For as long as I can remember, my mom–my adoptive mom, the only mom I ever knew–celebrated the loving sacrifice my birth mother made in choosing adoption. This choice was always referred to within a framework of gratitude and enveloped in words like “selfless” and “heart-wrenching” and “courageous.”   Each and every one of my birthdays began with a prayer of thanksgiving to my birth parents who made the “love-filled realization” that I would be better served being raised by another compassionate family.

It never occurred to me that I might not have been wanted. Never. Ever.

I was raised in a home where gratitude fueled our every action, softened every disappointment and persuaded us to make a difference.  My mom’s positive spin helped define me as a person and has enabled gratitude to serve as a foundation of who I am.

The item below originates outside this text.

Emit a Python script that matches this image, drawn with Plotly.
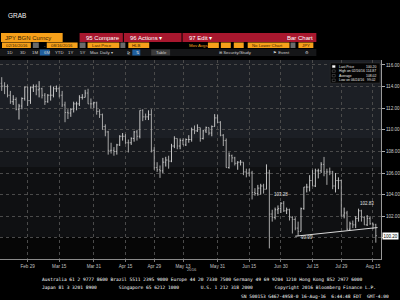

Which explains why now, as a grown woman just a smidge out of my 30s, the possibility that I might not have been wanted is on my radar for the very first time.

I did the math as a kid. I knew how to subtract nine months from my early June birthday, so I always assumed I was the unplanned souvenir of a love-filled summer romance.

When I got older and embraced my Irish heritage, I entertained the possibility of being the byproduct of a pre-Chappaquiddick Kennedy-clan member love affair.   This caused me great angst because I was sure the day would come when John Kennedy, Jr. and I would meet and fall victim to a mutual love-at-first-sight only to later learn our bond was doomed because we were, technically, related.

My spin-doctor mama prevented me from daydreaming a back-story rooted in any number of horrific, violent or salacious circumstances. And it made all the difference in my life.

Had I not been swathed in gratitude, I could have traveled a path of bitterness, resentment or mistrust.

My mom wasn’t privy to the details of the first six months of my life, but she was intimately aware of later challenges I faced, and the common thread that she wove through every one of my days was one of gratitude.

That thread remains strong even now, nineteen years after her death.

And for that, I am forever thankful.